Amazon’s plans to launch the first prototype satellites for its Project Kuiper broadband internet constellation have changed for the second time in a year — and once again, rocket development snags are the reason.
The revised plans call for Kuipersat-1 and Kuipersat-2 to be sent into low Earth orbit by a United Launch Alliance Atlas V rocket, with launch set for no earlier than Sept. 26 from Cape Canaveral Space Force Station in Florida.
The spacecraft are meant to test the systems and processes that Amazon will use for thousands of satellites designed to provide global internet access. Production of those satellites is scheduled to begin this year at a 172,000-square-foot factory in Kirkland, Wash.
Originally, Amazon planned to have the prototypes launched last year on ABL Space Systems’ RS1 rocket, but ABL repeatedly ran into setbacks during development of the rocket. (Its first RS1 launch failed in January.)
Last October, Amazon switched the Kuipersat launch to ULA’s next-generation Vulcan Centaur rocket. The plan called for the prototypes to go into orbit as secondary payloads on the first-ever Vulcan launch, with Astrobotic’s Peregrine lunar lander as the primary payload.
At that time, the Vulcan launch was set for early 2023; however, issues involving the readiness of the lander and the rocket have caused a string of delays since then. In March, the rocket’s Centaur V second stage exploded during a pre-launch test, due to a hydrogen leak. ULA has reinforced the Centaur’s structure to address the problem, but further testing could require further delays.
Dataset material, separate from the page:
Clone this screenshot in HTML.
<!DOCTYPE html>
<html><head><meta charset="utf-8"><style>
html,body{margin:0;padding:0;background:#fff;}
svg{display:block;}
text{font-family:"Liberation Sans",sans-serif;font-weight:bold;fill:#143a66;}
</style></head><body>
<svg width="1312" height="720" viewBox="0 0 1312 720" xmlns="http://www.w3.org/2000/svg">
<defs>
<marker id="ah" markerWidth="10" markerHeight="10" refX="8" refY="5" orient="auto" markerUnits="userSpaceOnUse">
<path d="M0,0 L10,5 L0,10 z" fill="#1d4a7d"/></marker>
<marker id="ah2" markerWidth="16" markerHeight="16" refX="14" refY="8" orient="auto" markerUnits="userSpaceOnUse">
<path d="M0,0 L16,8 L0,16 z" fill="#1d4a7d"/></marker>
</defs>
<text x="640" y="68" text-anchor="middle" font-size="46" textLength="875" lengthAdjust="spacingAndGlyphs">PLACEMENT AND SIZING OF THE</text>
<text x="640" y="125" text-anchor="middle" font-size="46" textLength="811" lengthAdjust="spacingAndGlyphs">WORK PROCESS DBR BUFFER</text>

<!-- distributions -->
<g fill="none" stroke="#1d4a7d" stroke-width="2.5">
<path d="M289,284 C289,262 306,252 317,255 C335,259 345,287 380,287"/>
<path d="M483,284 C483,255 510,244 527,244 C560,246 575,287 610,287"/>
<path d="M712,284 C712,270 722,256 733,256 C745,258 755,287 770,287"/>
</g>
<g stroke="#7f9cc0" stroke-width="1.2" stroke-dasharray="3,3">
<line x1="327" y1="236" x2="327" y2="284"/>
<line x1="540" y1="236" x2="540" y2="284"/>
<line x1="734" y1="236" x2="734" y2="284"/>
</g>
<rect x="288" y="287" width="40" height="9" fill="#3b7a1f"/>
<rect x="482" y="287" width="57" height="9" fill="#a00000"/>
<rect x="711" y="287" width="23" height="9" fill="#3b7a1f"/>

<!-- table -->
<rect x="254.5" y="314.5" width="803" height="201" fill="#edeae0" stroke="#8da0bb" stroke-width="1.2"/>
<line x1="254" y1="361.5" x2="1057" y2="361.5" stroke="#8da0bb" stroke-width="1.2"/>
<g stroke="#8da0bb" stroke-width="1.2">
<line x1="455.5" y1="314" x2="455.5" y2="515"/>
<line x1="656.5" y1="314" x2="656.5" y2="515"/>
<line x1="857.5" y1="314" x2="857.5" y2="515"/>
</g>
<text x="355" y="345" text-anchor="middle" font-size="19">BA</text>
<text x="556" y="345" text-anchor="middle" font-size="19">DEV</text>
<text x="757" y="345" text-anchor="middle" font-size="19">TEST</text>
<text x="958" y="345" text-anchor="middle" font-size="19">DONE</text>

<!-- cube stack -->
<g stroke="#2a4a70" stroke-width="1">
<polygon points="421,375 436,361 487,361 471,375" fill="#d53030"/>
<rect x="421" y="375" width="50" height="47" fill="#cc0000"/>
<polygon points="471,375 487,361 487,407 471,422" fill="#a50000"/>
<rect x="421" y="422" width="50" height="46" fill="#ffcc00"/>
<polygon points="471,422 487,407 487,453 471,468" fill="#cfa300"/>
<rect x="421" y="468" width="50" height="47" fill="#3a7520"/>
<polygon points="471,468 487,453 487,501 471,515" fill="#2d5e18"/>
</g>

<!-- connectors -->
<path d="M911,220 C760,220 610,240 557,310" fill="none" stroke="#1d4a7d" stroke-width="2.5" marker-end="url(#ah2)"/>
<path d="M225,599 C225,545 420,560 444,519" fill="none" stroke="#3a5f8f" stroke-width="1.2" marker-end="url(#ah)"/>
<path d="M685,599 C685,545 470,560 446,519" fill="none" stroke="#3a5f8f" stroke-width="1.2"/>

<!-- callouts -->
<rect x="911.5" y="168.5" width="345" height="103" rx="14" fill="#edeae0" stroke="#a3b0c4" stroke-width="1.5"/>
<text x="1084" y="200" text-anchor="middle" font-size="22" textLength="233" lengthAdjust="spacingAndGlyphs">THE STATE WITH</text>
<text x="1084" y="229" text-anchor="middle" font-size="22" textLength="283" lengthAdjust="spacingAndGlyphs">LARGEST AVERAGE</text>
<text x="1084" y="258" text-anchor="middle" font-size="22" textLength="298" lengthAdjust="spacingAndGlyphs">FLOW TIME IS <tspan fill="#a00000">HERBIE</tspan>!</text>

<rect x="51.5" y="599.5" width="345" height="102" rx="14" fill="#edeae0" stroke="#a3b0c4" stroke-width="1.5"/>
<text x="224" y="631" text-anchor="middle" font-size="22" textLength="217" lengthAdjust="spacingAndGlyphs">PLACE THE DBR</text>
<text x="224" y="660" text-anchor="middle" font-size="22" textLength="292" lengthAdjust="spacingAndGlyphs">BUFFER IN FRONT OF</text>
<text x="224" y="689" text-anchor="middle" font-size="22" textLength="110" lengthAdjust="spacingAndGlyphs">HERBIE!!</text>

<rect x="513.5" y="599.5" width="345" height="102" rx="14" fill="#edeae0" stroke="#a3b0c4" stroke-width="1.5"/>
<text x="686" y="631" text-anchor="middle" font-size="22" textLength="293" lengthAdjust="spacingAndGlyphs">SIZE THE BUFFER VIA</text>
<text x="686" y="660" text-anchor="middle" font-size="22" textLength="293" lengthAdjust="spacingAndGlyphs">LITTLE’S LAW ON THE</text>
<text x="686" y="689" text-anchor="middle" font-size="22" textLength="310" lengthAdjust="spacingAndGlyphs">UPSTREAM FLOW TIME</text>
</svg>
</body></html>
Last week, a filing with the Federal Communications Commission suggested that ULA was planning to launch the Kuipersats on its tried-and-true Atlas V rocket rather than on the first Vulcan rocket. Amazon and ULA confirmed the switch today.
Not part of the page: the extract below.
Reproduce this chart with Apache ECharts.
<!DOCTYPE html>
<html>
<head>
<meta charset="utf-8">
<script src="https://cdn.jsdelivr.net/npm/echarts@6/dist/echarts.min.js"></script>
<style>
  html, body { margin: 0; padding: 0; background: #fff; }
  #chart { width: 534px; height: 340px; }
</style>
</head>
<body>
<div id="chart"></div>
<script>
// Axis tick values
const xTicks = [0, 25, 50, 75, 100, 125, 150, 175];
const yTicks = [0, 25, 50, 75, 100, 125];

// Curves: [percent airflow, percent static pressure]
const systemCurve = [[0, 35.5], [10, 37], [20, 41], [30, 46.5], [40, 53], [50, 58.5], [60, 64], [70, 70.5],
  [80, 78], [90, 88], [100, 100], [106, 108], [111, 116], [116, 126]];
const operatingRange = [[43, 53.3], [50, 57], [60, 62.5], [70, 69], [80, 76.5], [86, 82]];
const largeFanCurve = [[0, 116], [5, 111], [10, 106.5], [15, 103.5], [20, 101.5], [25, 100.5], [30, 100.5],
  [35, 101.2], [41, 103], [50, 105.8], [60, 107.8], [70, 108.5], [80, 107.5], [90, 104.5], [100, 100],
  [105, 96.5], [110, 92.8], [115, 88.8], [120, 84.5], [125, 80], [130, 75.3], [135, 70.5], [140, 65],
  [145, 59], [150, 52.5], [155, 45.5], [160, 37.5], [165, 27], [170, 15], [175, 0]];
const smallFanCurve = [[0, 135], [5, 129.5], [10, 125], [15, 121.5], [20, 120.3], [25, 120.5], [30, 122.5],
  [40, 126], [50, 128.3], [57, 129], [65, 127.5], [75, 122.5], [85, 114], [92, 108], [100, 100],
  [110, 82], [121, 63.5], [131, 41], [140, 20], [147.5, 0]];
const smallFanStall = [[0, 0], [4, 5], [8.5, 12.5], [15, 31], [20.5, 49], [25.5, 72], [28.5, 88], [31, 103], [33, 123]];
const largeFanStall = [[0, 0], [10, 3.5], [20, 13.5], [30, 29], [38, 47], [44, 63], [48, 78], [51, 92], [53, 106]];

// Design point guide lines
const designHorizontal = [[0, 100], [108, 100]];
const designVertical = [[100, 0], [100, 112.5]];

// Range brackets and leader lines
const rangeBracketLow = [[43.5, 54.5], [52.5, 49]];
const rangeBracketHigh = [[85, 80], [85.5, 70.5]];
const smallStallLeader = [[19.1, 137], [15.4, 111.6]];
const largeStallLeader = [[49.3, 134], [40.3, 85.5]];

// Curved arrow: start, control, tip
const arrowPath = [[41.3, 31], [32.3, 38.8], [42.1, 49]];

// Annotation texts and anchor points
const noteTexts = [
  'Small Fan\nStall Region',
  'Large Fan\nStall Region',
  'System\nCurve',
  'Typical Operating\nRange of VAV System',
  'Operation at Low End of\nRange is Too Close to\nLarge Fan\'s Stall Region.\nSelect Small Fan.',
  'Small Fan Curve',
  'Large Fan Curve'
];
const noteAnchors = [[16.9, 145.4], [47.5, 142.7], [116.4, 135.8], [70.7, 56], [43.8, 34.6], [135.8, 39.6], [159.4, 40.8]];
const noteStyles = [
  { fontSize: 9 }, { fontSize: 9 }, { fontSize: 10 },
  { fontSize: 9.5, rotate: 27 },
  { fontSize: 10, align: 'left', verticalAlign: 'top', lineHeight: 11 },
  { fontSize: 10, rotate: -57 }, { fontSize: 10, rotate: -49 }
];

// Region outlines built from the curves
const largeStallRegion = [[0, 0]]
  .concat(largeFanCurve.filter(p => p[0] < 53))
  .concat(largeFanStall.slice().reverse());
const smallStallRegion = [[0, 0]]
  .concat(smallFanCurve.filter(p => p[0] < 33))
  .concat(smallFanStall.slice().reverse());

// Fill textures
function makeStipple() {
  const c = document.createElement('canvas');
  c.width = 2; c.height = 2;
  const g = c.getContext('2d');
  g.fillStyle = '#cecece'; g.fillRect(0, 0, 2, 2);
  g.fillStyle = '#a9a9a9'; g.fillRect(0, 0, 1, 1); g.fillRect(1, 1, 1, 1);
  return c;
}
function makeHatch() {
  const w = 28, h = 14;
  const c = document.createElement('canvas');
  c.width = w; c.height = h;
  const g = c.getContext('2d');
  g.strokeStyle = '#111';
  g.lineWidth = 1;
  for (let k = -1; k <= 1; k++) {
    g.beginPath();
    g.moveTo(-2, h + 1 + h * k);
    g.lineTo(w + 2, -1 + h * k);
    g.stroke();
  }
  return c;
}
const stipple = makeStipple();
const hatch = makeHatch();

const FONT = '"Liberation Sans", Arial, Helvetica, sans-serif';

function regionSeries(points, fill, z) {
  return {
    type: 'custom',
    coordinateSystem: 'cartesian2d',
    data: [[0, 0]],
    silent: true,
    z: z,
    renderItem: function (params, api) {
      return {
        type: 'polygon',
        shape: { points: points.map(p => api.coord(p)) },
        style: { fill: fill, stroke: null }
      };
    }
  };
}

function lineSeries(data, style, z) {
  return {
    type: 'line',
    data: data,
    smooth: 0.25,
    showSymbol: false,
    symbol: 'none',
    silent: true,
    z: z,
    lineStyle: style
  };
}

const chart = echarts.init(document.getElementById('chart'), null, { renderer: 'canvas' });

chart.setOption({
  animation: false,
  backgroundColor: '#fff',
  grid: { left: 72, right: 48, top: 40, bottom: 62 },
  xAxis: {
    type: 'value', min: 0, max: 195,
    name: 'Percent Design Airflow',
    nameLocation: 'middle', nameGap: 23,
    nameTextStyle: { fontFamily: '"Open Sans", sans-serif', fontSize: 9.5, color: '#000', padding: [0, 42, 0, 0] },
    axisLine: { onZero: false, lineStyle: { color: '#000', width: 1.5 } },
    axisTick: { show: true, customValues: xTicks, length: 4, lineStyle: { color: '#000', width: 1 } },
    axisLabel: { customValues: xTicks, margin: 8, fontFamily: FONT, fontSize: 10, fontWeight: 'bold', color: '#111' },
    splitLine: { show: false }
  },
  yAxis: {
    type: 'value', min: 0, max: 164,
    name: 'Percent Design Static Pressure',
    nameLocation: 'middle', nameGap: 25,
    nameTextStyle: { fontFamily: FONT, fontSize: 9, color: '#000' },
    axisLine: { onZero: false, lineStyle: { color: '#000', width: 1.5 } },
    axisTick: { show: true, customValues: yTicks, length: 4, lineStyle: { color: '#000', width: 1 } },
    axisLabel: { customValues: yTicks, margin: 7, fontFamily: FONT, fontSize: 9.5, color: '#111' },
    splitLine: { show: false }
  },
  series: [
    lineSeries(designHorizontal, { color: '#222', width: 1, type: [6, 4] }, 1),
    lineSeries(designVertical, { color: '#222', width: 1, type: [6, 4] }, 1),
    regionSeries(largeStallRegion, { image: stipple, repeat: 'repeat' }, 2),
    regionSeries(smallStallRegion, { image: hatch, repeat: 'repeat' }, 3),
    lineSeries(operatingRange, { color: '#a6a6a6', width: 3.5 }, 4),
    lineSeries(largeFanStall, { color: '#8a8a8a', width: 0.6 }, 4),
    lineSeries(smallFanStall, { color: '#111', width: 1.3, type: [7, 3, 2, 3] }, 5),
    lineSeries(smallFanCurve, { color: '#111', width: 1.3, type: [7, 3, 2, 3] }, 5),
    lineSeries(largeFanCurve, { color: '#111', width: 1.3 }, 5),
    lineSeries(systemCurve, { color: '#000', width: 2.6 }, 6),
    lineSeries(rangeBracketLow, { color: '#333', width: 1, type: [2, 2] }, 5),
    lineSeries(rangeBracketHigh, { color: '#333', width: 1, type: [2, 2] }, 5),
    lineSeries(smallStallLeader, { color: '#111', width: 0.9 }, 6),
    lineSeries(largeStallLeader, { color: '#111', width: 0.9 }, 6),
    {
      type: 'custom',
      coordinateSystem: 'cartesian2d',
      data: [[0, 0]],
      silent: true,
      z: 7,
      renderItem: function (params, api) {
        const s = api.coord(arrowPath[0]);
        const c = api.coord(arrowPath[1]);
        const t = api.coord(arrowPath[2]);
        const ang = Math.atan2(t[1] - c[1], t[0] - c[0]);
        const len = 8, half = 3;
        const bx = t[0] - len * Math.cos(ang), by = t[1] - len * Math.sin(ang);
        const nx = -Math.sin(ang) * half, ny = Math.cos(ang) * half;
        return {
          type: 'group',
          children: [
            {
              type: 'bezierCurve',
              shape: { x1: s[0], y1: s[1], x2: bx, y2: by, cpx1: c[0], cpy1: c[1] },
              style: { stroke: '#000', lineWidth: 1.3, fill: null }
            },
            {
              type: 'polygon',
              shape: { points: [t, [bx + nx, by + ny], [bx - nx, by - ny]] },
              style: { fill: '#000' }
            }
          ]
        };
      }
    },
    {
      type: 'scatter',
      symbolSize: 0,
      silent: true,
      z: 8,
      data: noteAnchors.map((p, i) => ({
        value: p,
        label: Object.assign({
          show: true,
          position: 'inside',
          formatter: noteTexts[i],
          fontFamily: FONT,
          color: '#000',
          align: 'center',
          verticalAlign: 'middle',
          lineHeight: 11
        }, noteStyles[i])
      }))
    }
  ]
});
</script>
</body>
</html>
“ULA is working backward from a launch date in fall 2023,” Amazon said in an updated blog posting. “We will have more detail to share as the mission approaches.”
Although Amazon didn’t provide further details, the realities of the company’s development timetable probably factored into the decision to make the switch. Under the terms of its FCC license, Amazon is required to have half of its planned 3,236-satellite constellation operating in low Earth orbit by mid-2026. Even though ULA insists it’s on track to launch Vulcan by the end of this year, Amazon may have decided to reduce the risk of further postponements.
Amazon has reserved nine Atlas V launches as part of its grand plan to deploy the Project Kuiper constellation, and next month’s launch counts as one of those nine.